I. Am. A. Junkie.
It was so good. I savoured every bean (except the black ones, no offense, but I've never cared for the taste of black licorice much). I ate the whole bag in one afternoon. Sure, sure, I shared some with my coworkers. After all, if I'm packing on the pounds, I want them right along with me for the ride. Yeah, I'm thoughtful like that.
I told myself I ate the whole bag because I needed the sugar to get through the rest of the afternoon at work. But the same thing happened the next day. I told myself it's just because they are on sale, once the sale's over, I'll quit the JB, cold turkey.
That was 2 months ago. They're still on sale (now down to $0.79). And they got me hooked. Buying just one bag doesn't do it for me anymore, I have to buy two bags just to get that same sugar rush feeling.
I realized my habit was becoming a problem when I started to feel embarrassed taking a bag of Jelly Beans up to the cash register each and every day. I wondered if the "sounds like Toppers Hug Mart" employees whispered about me behind my back [here she is again boys, the Jelly Bean girl]. Cashiers can be so cruel.

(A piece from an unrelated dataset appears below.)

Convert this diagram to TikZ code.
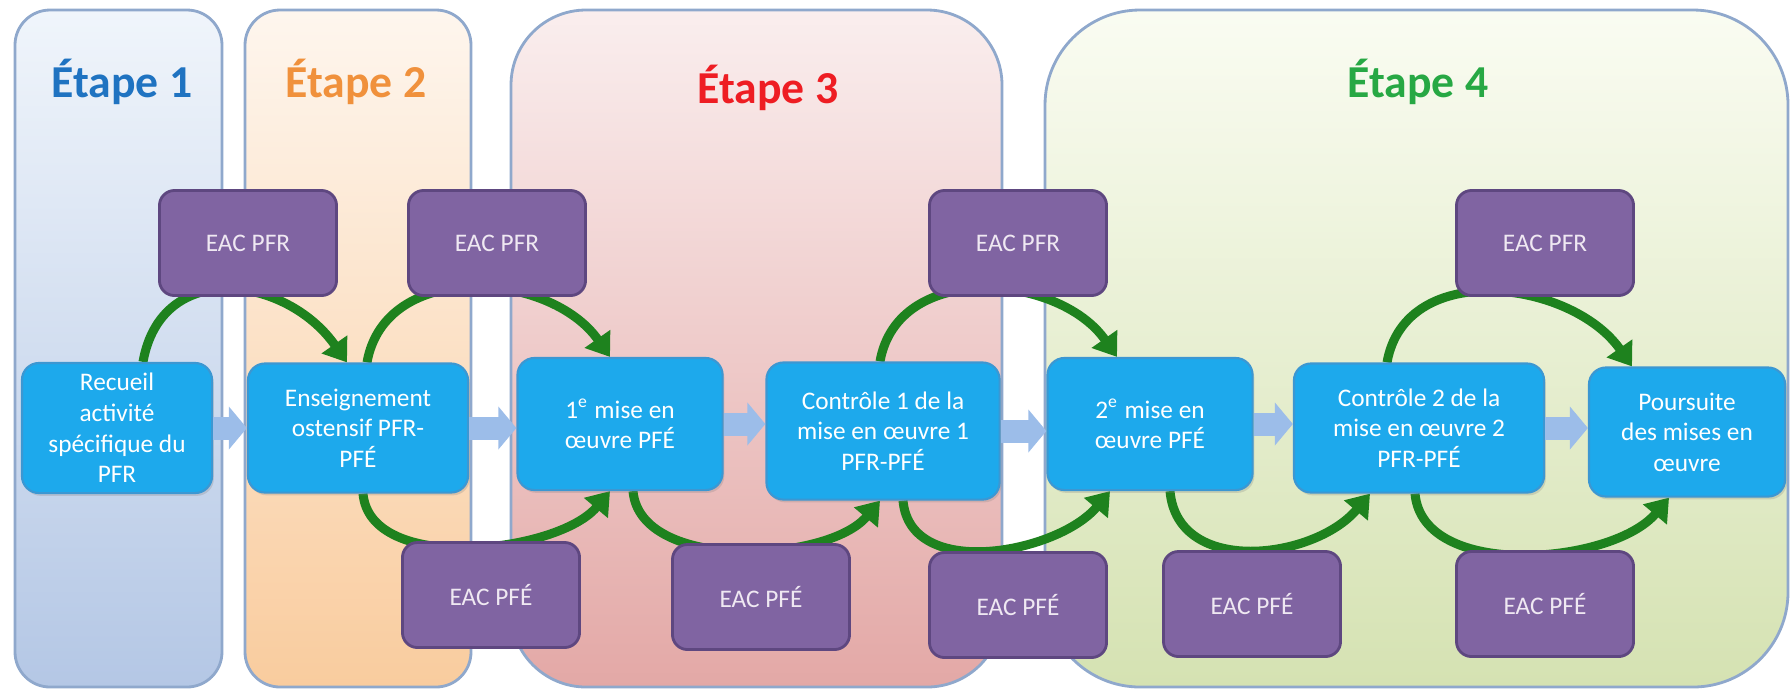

Then I started to see who was working at the cash before taking my purchase up. Was it the same guy as yesterday? Monday? I felt relief when it was someone completely different. They wouldn't judge me. Me and my Jelly Beans.
After a while that stopped working. Every cashier at the store knew my little secret. So, I started buying other things to accompany my JB bag purchase. Sure, I didn't need deodorant that day, but I would need it some day, right? I didn't exactly need that can of tuna, or can of bug spray either (it's 15 C here in Canada right now, all the bugs are dead). But I'd need those items some day, right?
I said right?
I even started eating the black jelly beans. I couldn't bare to throw them out anymore. And you know what, now I like them too. Once you go black, you never go back.
Yes, I know, I have a problem. My name is Erika, and I'm a Jelly Bean eater.